Drink and snack group C&C will make staff redundant in Belfast after reversing a decision to rebuild a bottling plant in the east of the city that was destroyed by fire nearly a year ago.
Some 55 jobs are at risk at the company, whose flotation was abandoned last month after it failed to attract investors. The company said it would build a distribution centre on the site in Castlereagh.
C&C owns brands such as Bulmers cider, Tayto, Ballygowan and Club Orange. The flotation would have valued the company at €1.1 billion, but investors shunned the stock market launch.
The cancellation followed a similar decision by the teleconferencing software firm Spectel to pull its flotation in May, within hours of the deadline.
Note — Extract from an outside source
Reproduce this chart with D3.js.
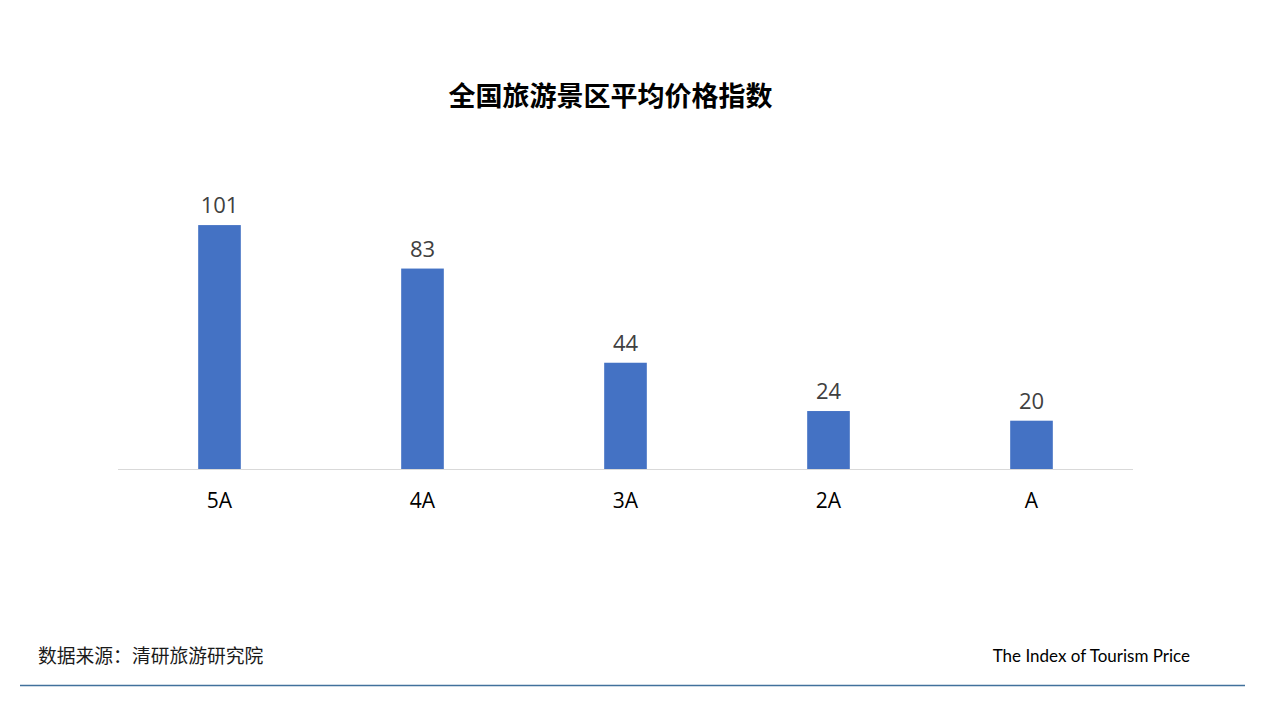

C&C said it would consult unions and explore the option of redeploying staff in a bid to minimise the numbers affected.
But the managing director of C&C Ireland, Mr Colin Gordon, said: "It is inevitable that redundancies will be unavoidable."
The company reversed the plans to build a new bottling plant because "it would not be appropriate to invest in a new production facility", he said. C&C would continue to supply the Northern Ireland market, he added.
Mr Gordon said the decision not to replace the bottling plant had been "very difficult", but more than 200 staff would remain with the company in the North.
With little sign of a recovery on the international markets, there is little prospect that the C&C flotation plan will be revived any time soon. The group had been hoping to raise €267 million after costs and payments and it had aimed to use this money to pay some of its €800 million debts.
The C&C chairman, Mr Tony O'Brien, stood to gain €8.8 million from the flotation. Its chief executive, Mr Maurice Pratt, was allotted shares with a potential value of €4.4 million and options on stock worth €2.25 million.